Equally important is our inability to assess, here, the rationality of the determination attributable as the legislative underpinning of the statute at issue. Insofar as the statute, may, in effect, make the chemist "unavailable" if his presence is not sought earlier than 10 days prior to trial, it can be regarded as reflecting a legislative determination that a requirement for the automatic presence of the testing chemist in the vast majority of cases leads to nothing more than an empty ceremony and one marked by expense, administrative difficulty, and other drains upon the time and resources of our judicial system. Nothing in the record before us gives us any concrete basis to evaluate whether such an approach by the Legislature has rational grounding in fact. Hence, we have no basis for determining whether the statute in and of itself had potential to violate defendant's constitutional right of confrontation, let alone that if there was such a violation in this case, its impact in light of all the circumstances was so egregious that it made defendant's trial unfair.

The entry is:

Appeal denied.

Judgment of conviction affirmed.

McKUSICK, C. J., and DELAHANTY, J., did not sit.

NOTES

[1] At trial, defense counsel first sought to exclude any evidence regarding the nature of the pills involved in the transaction by contending that its proponent, Officer Stevens, was not a qualified expert. When the certificates of analysis were sought to be excluded, the grounds asserted were "that the State has not brought the chemist which would be first-hand testimony and qualified testimony and . . . that the certificate itself is hearsay." As support for the motion for acquittal the defense argued, in addition to its "chain of custody" challenge not advanced on appeal, as follows:

"The defense also wishes to contest the admission of documentary evidence in the form of chemist certificates over the failure by the State to produce the expert himself as a witness at the hearing and as a witness to take the stand here and that such failure to produce was contended by the State to be under statutory authority of . . . [17-A M.R. S.A.], whereby the defense . . . [contends] that such statutes set forth in 17-A is unconstitutional on the grounds that it does notit places an unnecessary burden on the defense and that it . . . [relieves] the prosecution from its burden of proving beyond a reasonable doubt all of the allegations of the alleged crime."

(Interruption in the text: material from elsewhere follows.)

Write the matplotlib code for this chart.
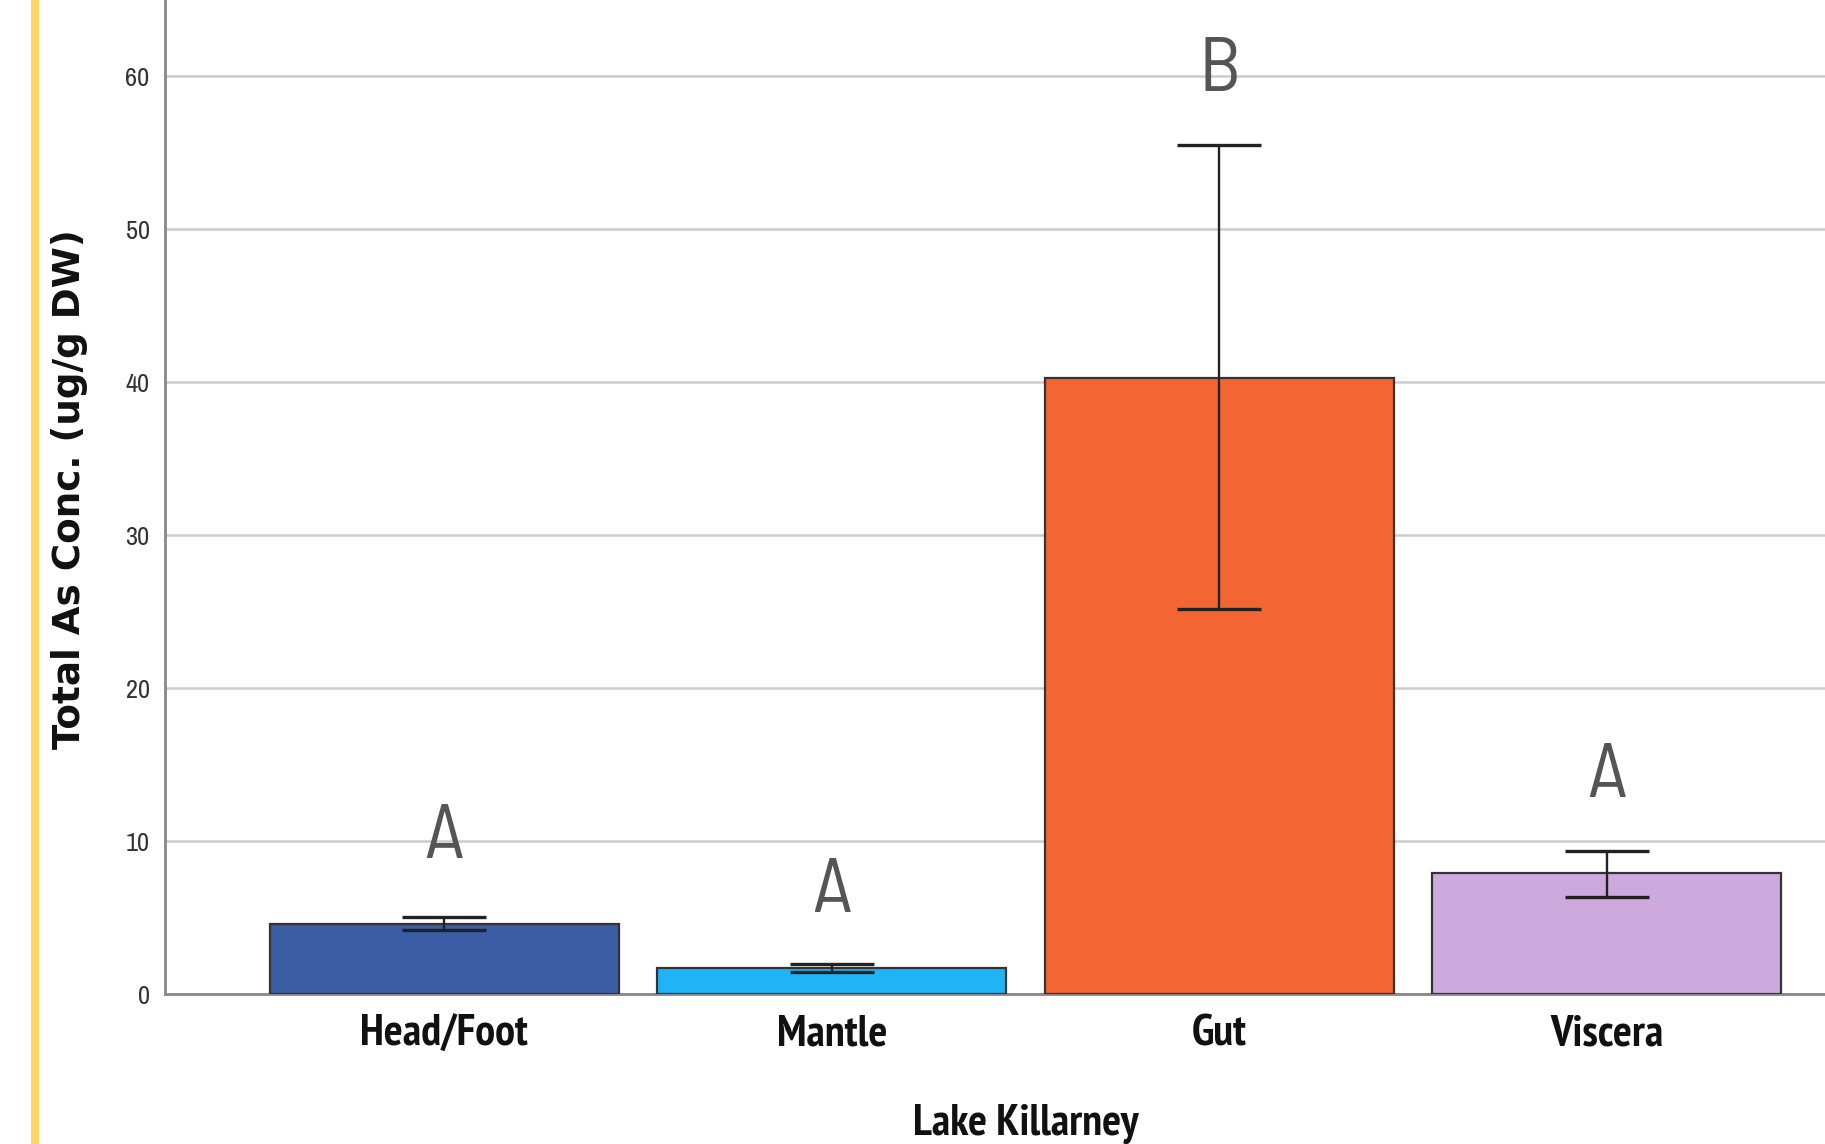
import matplotlib
matplotlib.use("Agg")
import matplotlib.pyplot as plt
from matplotlib.patches import Rectangle

# values
tissues = ["Head/Foot", "Mantle", "Gut", "Viscera"]
means = [4.6, 1.7, 40.3, 7.9]
err_low = [4.2, 1.45, 25.2, 6.35]
err_high = [5.05, 1.95, 55.5, 9.35]
letters = ["A", "A", "B", "A"]
letter_y = [10.15, 6.6, 60.3, 14.1]
colors = ["#3A5DA5", "#1FB4F6", "#F46534", "#CDAADD"]
yticks = [0, 10, 20, 30, 40, 50, 60]

label_font = ["PT Sans Narrow", "Roboto Condensed", "DejaVu Sans"]
tick_font = ["Archivo Narrow", "PT Sans Narrow", "DejaVu Sans"]
letter_font = ["Barlow Semi Condensed", "Roboto Condensed", "DejaVu Sans"]
ylab_font = ["DejaVu Sans"]

fig = plt.figure(figsize=(18.25, 11.44), dpi=100)
fig.patch.set_facecolor("white")

# yellow strip on the left
fig.patches.append(Rectangle((31 / 1825, 0), 8 / 1825, 1, transform=fig.transFigure,
                             facecolor="#FDD661", edgecolor="none"))

ax = fig.add_axes([165 / 1825, 150 / 1144, 1721 / 1825, 994 / 1144])

x = list(range(len(tissues)))
ax.bar(x, means, width=0.9, color=colors, edgecolor="#333333", linewidth=1.6, zorder=2)

lower = [m - lo for m, lo in zip(means, err_low)]
upper = [hi - m for m, hi in zip(means, err_high)]
ax.errorbar(x, means, yerr=[lower, upper], fmt="none", ecolor="#222222",
            elinewidth=1.7, capsize=30, capthick=2.4, zorder=3)

for xi, lab, ly in zip(x, letters, letter_y):
    ax.text(xi, ly, lab, ha="center", va="center", fontsize=56, color="#555555",
            family=letter_font, zorder=4)

ax.set_xlim(-0.721, 3.721)
ax.set_ylim(0, 65)
ax.set_yticks(yticks)
ax.yaxis.grid(True, color="#CCCCCC", linewidth=1.8, zorder=0)
ax.set_axisbelow(True)

for s in ["top", "right"]:
    ax.spines[s].set_visible(False)
for s in ["left", "bottom"]:
    ax.spines[s].set_color("#888888")
    ax.spines[s].set_linewidth(2)
    ax.spines[s].set_zorder(1)

ax.set_xticks(x)
ax.set_xticklabels(tissues, family=label_font, fontweight="bold", fontsize=32, color="#111111")
ax.tick_params(axis="x", length=0, pad=15)
ax.tick_params(axis="y", length=0, pad=11, labelsize=19, labelcolor="#333333")
for t in ax.get_yticklabels():
    t.set_family(tick_font)

ax.set_xlabel("Lake Killarney", family=label_font, fontweight="bold", fontsize=32, color="#111111")
ax.xaxis.set_label_coords(0.5, -0.1107)
ax.set_ylabel("Total As Conc. (ug/g DW)", family=ylab_font, fontweight="bold",
              fontsize=26.8, color="#111111")
ax.yaxis.set_label_coords(-0.045, 0.508)

fig.savefig("out.png", dpi=100)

None of this can fairly be said to have raised for the presiding Justice's consideration the issue of the constitutional right of confrontation now being asserted on appeal.

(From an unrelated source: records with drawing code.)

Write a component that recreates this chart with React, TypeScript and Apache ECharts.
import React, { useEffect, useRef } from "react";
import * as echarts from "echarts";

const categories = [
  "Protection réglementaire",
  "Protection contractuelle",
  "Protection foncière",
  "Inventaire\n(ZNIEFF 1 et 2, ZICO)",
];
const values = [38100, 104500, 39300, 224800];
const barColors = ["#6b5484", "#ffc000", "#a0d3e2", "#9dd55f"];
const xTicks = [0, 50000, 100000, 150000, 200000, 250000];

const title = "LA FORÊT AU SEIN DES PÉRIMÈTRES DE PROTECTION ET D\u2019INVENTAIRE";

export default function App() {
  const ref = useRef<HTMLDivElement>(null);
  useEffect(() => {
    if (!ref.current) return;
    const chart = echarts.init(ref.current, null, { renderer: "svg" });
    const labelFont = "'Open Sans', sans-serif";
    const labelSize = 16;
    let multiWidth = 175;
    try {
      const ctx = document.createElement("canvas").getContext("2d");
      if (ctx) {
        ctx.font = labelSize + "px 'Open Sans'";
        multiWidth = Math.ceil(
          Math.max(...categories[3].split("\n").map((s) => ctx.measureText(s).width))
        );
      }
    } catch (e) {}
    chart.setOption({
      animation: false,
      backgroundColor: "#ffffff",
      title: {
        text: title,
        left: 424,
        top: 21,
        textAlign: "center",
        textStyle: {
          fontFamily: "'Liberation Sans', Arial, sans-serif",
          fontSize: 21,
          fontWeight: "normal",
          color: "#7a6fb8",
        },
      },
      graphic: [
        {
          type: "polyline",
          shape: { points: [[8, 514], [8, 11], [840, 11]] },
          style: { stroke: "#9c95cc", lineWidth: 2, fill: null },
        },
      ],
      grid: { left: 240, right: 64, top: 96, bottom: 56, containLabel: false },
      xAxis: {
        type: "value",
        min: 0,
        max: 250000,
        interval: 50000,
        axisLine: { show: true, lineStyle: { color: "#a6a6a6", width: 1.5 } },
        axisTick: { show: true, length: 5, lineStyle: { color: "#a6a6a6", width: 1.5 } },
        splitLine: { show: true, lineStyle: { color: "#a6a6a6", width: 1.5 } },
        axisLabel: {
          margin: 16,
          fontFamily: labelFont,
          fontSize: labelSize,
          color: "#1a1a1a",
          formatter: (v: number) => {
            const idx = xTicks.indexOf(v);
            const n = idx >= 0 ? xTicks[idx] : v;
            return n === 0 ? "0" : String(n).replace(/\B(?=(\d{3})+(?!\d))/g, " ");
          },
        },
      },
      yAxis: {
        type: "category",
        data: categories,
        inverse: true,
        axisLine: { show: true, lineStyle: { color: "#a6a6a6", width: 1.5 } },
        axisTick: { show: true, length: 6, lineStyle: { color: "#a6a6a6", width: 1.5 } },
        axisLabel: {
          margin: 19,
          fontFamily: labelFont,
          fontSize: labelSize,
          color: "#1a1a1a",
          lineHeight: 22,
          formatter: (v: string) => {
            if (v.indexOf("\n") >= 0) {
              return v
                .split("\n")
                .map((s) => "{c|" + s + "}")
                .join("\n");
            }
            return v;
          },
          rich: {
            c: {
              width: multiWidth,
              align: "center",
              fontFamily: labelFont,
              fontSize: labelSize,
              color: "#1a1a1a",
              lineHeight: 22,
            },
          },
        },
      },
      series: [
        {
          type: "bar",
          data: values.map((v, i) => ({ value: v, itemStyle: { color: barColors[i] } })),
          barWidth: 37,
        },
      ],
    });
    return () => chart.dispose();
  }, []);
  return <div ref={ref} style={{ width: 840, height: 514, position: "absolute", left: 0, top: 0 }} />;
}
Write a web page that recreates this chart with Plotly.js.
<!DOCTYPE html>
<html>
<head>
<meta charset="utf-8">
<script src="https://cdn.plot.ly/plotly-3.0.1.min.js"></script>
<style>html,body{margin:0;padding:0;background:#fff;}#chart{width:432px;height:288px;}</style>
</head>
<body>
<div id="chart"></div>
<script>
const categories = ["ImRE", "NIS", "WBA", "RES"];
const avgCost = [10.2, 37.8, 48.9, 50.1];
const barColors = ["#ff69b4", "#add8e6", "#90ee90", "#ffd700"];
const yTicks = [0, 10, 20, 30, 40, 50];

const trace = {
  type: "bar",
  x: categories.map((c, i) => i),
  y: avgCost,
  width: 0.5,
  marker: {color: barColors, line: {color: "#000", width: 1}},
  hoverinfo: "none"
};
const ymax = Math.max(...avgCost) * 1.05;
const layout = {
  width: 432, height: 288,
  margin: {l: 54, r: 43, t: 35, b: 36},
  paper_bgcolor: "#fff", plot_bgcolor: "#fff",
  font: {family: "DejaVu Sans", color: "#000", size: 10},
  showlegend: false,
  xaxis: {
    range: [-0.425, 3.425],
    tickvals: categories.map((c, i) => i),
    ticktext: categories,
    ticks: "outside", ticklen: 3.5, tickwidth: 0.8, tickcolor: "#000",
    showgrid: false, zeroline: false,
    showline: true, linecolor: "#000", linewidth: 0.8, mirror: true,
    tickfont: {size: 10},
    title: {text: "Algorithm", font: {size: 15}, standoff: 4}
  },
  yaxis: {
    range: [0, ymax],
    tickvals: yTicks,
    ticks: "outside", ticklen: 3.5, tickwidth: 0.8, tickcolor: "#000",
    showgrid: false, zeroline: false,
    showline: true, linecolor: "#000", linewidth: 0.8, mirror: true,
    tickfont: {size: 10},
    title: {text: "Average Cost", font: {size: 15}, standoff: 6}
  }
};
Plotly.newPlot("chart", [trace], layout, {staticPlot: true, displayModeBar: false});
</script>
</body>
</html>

[2] Had defendant taken proper steps at trial to preserve this question for appellate review in usual course, his task on appeal would be to convince us that the right of confrontation is somehow more curtailed by a 10-day requirement of timeliness than by the ordinary contemporaneous objection rule that obtains at trial. Cf. Williams v. Florida, 399 U.S. at 85, 90 S. Ct. 1893 ("accelerate the timing"). A defendant who is threatened with conviction if the State can prove (among other elements) "the composition and quality of . . . [a] drug or substance" is put on notice by this statute, in clear and straightforward terms, that if he does not request in advance the testimony of a "qualified witness" the State may carry its burden by means of a certificate of analysis. Such failure to comply, particularly since information regarding the method by which the State proposes to prove "the composition and quality of . . . [a] drug or substance" is accessible to any defendant who avails himself of the discovery rights embodied in Rule 16(b)(2) M.R.Crim.P., is arguably neither more nor less than the typical procedural default that can cost a defendant the right to assert claims of constitutional violations. This being so, a defendant who does not file the simple request required by Section 1112(1) stands in no better position than he would had he failed to object at trial.